Other base functions to avoid
I recommend to avoid the following base functions due to speed issues:
- read.csv (use readr::read_csv or data.table::fread)
- aggregate (use dplyr:: group_by + summarise or data.tables [i, j, by]-syntax)
- merge (use dplyr::left_join or data.table::merge)
3) Believe in The Matrix
A lot of people who start up in R seems to exclusively use data-frames, and completely avoid the other data structures, such as matrices or even lists.
Several times, I have seen people do matrix-like operations on data-frames that could and should have been converted to a matrix. Of course, matrices cannot always be used, as they have very strict requirements (all columns must be of the same type).
Let’s look at a trivial example, where we pick a few rows and add them together.
m <- as.matrix(df)
bench::mark(
m[1,] + m[2,] + m[3,],
df[1,] + df[2,] + df[3,],
check = FALSE,
relative = TRUE,
min_iterations = 5
)## # A tibble: 2 x 10
## expression min mean median max `itr/sec` mem_alloc n_gc n_itr
## <chr> <dbl> <dbl> <dbl> <dbl> <dbl> <dbl> <dbl> <dbl>
## 1 m[1, ] + ~ 1 1 1 1 314. NaN NaN 11.3
## 2 df[1, ] +~ 359. 314. 276. 30.9 1 Inf NaN 1
## # ... with 1 more variable: total_time <dbl>For this simple example, using a matrix resulted in a ~250 times speed increase on average!
“Why, oh why, didn’t I take the blue pill?”
The Matrix (1999).
4) Use The Database, Luke
Here’s a quick tip which could improve your speed if you are working with data from a database.
Simply replace your calls to the RODBC-package with the significantly faster combination of DBI + odbc. In my opinion, it is not only faster, but has better syntax too.
Another tip is to filter and select the data you want before collecting it to your local memory. This can either be done by writing the SQL-code yourself, or by using the excellent dbplyr-functionality (dbplyr translates your R-code to SQL and executes the commands directly in the database).

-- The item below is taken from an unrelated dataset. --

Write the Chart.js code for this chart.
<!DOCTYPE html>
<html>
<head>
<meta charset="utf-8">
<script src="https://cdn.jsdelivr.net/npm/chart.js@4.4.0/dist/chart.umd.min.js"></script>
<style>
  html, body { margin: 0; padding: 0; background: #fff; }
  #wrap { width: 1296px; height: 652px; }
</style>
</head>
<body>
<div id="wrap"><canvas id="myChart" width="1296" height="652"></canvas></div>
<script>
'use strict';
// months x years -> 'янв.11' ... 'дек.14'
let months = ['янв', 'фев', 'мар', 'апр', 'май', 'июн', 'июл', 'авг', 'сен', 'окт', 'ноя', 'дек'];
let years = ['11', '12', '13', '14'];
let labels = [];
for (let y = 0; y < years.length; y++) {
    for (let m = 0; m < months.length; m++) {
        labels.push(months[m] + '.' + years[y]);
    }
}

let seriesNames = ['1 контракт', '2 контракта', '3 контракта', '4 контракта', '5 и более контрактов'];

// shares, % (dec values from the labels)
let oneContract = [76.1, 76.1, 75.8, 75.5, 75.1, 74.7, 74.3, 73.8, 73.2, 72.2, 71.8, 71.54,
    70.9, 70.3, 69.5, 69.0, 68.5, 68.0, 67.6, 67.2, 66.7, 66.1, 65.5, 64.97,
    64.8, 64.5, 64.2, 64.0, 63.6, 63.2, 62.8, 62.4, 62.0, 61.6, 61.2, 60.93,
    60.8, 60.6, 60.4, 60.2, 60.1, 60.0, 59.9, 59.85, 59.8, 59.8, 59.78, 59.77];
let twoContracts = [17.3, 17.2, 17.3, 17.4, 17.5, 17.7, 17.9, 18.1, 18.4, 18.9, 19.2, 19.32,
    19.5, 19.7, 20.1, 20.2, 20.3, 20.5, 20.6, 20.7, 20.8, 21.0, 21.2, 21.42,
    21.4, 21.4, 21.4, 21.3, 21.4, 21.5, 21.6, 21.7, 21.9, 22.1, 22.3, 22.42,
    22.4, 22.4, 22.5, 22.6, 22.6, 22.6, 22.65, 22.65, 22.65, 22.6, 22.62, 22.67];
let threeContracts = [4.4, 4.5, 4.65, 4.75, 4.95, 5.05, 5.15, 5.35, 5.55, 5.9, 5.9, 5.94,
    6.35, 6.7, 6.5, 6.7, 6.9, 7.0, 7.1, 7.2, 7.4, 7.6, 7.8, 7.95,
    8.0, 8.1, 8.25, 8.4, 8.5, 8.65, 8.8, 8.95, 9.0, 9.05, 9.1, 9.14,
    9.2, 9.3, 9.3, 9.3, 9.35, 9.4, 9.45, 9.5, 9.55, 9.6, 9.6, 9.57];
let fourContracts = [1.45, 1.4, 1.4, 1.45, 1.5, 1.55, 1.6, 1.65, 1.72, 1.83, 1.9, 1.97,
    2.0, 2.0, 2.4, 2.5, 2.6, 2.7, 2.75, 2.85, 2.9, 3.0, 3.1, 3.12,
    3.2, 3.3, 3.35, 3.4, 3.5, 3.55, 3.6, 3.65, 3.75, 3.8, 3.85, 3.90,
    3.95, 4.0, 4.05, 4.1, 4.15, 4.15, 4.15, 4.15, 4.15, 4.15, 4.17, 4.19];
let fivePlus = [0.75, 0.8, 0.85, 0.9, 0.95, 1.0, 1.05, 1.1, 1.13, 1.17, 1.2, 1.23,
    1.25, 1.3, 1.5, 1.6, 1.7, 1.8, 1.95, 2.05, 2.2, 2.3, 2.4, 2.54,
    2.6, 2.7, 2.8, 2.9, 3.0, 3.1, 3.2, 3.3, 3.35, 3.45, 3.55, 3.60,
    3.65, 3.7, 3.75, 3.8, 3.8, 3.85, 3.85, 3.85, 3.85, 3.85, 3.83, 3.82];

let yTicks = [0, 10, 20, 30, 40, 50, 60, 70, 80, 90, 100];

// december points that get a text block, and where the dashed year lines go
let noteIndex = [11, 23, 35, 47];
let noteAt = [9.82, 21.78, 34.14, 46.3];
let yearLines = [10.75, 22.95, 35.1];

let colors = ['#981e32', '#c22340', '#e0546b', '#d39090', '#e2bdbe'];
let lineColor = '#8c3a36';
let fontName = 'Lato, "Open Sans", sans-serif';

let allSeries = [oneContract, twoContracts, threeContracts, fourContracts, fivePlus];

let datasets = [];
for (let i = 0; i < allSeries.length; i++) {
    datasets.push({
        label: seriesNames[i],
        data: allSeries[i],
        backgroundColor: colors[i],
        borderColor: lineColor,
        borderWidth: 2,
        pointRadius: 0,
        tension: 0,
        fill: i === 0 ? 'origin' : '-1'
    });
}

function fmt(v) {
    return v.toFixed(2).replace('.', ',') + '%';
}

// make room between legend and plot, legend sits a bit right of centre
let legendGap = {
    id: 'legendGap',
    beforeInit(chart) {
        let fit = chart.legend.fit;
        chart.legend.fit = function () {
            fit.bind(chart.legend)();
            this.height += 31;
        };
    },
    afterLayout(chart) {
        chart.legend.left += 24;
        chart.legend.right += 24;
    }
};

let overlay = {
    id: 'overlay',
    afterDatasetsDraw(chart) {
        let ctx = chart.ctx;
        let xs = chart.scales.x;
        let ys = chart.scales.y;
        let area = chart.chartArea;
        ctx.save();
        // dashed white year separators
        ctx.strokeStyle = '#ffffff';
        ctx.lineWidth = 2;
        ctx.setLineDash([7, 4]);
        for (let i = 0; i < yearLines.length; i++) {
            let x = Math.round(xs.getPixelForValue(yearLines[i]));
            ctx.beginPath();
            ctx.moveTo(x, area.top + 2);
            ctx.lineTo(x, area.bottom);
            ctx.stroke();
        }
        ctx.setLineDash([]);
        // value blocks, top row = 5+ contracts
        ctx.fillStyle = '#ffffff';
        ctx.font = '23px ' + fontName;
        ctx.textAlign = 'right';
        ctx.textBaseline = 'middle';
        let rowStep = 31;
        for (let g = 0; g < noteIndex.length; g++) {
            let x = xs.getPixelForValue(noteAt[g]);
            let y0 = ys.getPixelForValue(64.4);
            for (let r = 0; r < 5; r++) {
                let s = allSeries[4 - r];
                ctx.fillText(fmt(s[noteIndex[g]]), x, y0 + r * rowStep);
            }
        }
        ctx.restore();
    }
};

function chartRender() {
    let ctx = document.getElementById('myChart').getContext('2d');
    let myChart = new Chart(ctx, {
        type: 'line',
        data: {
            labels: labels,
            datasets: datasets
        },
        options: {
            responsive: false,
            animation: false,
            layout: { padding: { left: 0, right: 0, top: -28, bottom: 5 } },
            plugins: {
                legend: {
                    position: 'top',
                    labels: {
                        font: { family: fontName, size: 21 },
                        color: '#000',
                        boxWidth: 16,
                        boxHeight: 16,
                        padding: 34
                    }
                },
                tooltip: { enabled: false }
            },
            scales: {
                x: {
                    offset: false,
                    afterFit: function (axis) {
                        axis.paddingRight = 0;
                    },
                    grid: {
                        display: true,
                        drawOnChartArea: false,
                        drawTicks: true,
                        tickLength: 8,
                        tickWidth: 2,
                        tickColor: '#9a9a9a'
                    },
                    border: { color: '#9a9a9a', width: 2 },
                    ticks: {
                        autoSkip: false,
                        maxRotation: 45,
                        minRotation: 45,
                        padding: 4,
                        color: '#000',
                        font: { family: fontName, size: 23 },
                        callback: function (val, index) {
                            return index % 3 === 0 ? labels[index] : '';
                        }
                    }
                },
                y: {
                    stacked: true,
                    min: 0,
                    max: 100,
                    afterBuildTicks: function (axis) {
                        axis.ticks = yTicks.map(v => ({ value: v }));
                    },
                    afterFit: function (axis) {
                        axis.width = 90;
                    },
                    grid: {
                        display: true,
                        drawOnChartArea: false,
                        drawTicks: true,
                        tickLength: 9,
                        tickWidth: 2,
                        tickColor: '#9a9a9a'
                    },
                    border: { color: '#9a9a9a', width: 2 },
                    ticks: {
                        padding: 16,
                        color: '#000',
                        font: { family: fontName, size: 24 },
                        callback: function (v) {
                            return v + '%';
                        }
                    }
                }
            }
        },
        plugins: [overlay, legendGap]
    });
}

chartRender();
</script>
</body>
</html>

Here is an example of what this could look like.
conn <- dbConnect(odbc(),
pwd = password,
uid = user,
server = server
)
# Make a pointer to the database, filter, select and THEN collect the data
df <- tbl(conn) %>%
filter(age > 30) %>%
select(age, gender, nationality) %>%
collect()“For my ally is The Database, and a powerful ally it is.”
— Yoda, Star Wars (note: quote might be slightly modified)

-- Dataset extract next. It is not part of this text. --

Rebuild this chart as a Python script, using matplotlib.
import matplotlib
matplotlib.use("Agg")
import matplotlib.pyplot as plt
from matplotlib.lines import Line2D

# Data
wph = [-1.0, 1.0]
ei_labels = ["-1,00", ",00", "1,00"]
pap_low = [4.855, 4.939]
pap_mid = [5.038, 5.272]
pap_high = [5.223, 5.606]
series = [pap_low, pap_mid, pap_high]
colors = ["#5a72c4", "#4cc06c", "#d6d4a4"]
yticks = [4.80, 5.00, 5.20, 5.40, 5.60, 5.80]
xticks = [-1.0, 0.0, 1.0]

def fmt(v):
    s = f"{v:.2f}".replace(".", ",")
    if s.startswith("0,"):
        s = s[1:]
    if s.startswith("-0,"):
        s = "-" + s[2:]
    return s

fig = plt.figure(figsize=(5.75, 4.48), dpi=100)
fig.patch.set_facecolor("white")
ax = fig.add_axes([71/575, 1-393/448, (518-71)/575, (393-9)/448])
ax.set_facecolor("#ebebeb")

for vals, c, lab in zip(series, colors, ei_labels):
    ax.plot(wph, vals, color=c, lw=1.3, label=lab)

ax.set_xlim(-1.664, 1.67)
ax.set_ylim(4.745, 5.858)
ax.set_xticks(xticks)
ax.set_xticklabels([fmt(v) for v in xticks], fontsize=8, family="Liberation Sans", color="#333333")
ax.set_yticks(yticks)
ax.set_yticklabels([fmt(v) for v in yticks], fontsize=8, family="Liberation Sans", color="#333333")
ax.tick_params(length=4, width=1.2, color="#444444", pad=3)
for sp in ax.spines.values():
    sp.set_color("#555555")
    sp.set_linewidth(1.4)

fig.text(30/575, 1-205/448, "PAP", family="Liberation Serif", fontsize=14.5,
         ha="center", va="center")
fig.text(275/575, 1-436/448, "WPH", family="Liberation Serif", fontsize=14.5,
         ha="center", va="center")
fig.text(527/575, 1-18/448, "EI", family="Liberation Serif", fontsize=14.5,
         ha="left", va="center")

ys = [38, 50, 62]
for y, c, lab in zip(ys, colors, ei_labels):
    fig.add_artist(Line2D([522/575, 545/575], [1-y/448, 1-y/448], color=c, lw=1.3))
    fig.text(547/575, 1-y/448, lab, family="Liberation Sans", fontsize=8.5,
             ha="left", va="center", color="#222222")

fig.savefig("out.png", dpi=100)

5) Use data.table for large datasets
Are you working with data sets larger than a few gigabytes and still sticking with dplyr?
While dplyr is an excellent package with beautiful syntax, it is not optimized for big data. “data.table”, on the other hand, is made to work well with huge data sets. The drawback, in my opinion, is that the syntax is not as pretty and it includes some dangerous features which could cause a lot of frustration for beginners (such as updating by reference).

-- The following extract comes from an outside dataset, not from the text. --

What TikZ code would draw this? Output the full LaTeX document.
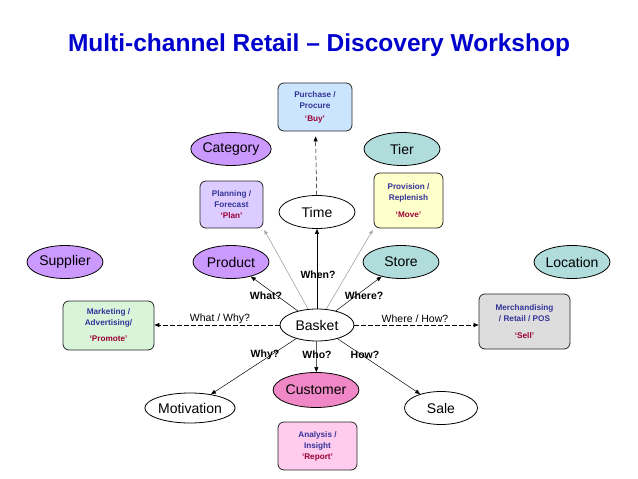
\documentclass[tikz,border=0pt]{standalone}
\usepackage{fontspec}
\setmainfont{Liberation Sans}
\usetikzlibrary{shapes.geometric,arrows.meta}
\definecolor{titleblue}{RGB}{0,0,204}
\definecolor{txtblue}{RGB}{51,51,153}
\definecolor{txtred}{RGB}{153,0,51}
\definecolor{purpfill}{RGB}{204,153,255}
\definecolor{tealfill}{RGB}{176,220,220}
\definecolor{planfill}{RGB}{221,204,255}
\definecolor{buyfill}{RGB}{204,229,255}
\definecolor{movefill}{RGB}{255,255,204}
\definecolor{promfill}{RGB}{217,245,217}
\definecolor{sellfill}{RGB}{221,221,221}
\definecolor{custfill}{RGB}{240,136,200}
\definecolor{repfill}{RGB}{255,204,238}
\tikzset{
  ell/.style={ellipse, draw=black, line width=0.8pt, inner sep=0pt,
    minimum width=76pt, minimum height=33pt, font=\fontsize{14}{16}\selectfont},
  bx/.style={draw=black!85, line width=0.8pt, rounded corners=6pt, inner sep=1pt,
    align=center, font=\fontsize{8.2}{11}\selectfont\bfseries, text=txtblue},
  arr/.style={-{Triangle[length=5pt,width=4pt]}, line width=0.5pt},
  darr/.style={-{Triangle[length=5pt,width=4pt]}, line width=0.5pt, dashed, dash pattern=on 4.5pt off 2.5pt},
  garr/.style={-{Triangle[length=4pt,width=3.5pt]}, line width=0.3pt, draw=black!35, fill=black, shorten >=2pt},
  lbl/.style={font=\fontsize{10.5}{12}\selectfont\bfseries, inner sep=0pt},
  nlbl/.style={font=\fontsize{10.5}{12}\selectfont, inner sep=0pt},
}
\newcommand{\qt}[1]{\textcolor{txtred}{‘#1’}}
\begin{document}
\begin{tikzpicture}[x=1pt,y=-1pt]
\useasboundingbox (0,0) rectangle (638,479);
\node[font=\fontsize{24.5}{28}\selectfont\bfseries, text=titleblue] (title) at (319,45) {Multi-channel Retail – Discovery Workshop};

% boxes
\node[bx, fill=buyfill, minimum width=74pt, minimum height=48pt] (buy) at (315,107) {Purchase /\\Procure\\[2pt]\qt{Buy}};
\node[bx, fill=planfill, minimum width=63pt, minimum height=47pt] (plan) at (231.5,204.5) {Planning /\\Forecast\\\qt{Plan}};
\node[bx, fill=movefill, minimum width=69pt, minimum height=55pt] (move) at (408.5,200.5) {Provision /\\Replenish\\[6pt]\qt{Move}};
\node[bx, fill=promfill, minimum width=91pt, minimum height=49pt] (prom) at (108.5,325.5) {Marketing /\\Advertising/\\[5pt]\qt{Promote}};
\node[bx, fill=sellfill, minimum width=91pt, minimum height=55pt] (sell) at (524.5,321.5) {Merchandising\\/ Retail / POS\\[6pt]\qt{Sell}};
\node[bx, fill=repfill, minimum width=79pt, minimum height=48pt] (rep) at (317.5,446) {Analysis /\\Insight\\\qt{Report}};

% ellipses
\node[ell, fill=purpfill] (cat) at (231,149) {Category};
\node[ell, fill=tealfill] (tier) at (402,149) {Tier};
\node[ell, fill=white] (time) at (317,212) {Time};
\node[ell, fill=purpfill] (sup) at (65,262) {Supplier};
\node[ell, fill=purpfill] (prod) at (231,262) {Product};
\node[ell, fill=tealfill] (store) at (401,262) {Store};
\node[ell, fill=tealfill] (loc) at (572,262) {Location};
\node[ell, fill=white, minimum width=74pt, minimum height=32pt] (bask) at (317,325) {Basket};
\node[ell, fill=custfill, minimum height=35pt] (cust) at (316,390) {Customer};
\node[ell, fill=white, minimum width=75pt, minimum height=30pt] (mot) at (190,408) {Motivation};
\node[ell, fill=white, minimum width=73pt, minimum height=33pt] (sale) at (441,408) {Sale};

% connectors
\draw[darr, shorten >=5pt] (time) -- (buy);
\draw[garr] (bask) -- (plan.south east);
\draw[garr] (bask) -- (move.south west);
\draw[arr] (bask) -- (time);
\draw[arr] (bask) -- (prod);
\draw[arr] (bask) -- (store);
\draw[arr] (bask) -- (cust);
\draw[arr] (bask) -- (mot);
\draw[arr] (bask) -- (sale);
\draw[darr] (bask.west) -- (bask.west -| prom.east);
\draw[darr] (bask.east) -- (bask.east -| sell.west);

% labels
\node[lbl] (lwhen) at (318,275) {When?};
\node[lbl] (lwhat) at (266,296) {What?};
\node[lbl] (lwhere) at (364,296) {Where?};
\node[lbl] (lwhy) at (265,355) {Why?};
\node[lbl] (lwho) at (317,355) {Who?};
\node[lbl] (lhow) at (365,355) {How?};
\node[nlbl] (lww) at (220,319) {What / Why?};
\node[nlbl] (lwh) at (415,319) {Where / How?};
\end{tikzpicture}
\end{document}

To illustrate, I will compare two simple grouped calculations using dplyr and data.table respectively, for 10 million and 100 million rows.
set.seed(1)
simulate_data <- function(n) {
df <- tibble(x = rnorm(n),
y = rnorm(n),
z1 = sample(1:8, n, replace = T),
z2 = sample(1:8, n, replace = T))
}
results <- bench::press(
rows = c(10000000, 100000000),
{
df <- simulate_data(rows)
DT <- as.data.table(simulate_data(rows))
bench::mark(
min_iterations = 5,
df %>% group_by(z1, z2) %>% summarise(sum_x = sum(x), sum_y = sum(y)),
DT[, .(sum_x = sum(x), sum_y = sum(y)), by = .(z1, z2)],
check = FALSE
)
}
)
autoplot(results) + scale_x_discrete(labels = c("dplyr", "data.table"))
The results show that data.table is faster, but the difference is actually a lot smaller than I expected for this particular example.
For a more comprehensive comparison, see H20’s speed test where they compare data.table to dplyr, pandas and more: https://h2oai.github.io/db-benchmark/.
In a later blog post, I will also explore how you can use parallelization with the excellent “future”-package to improve speed.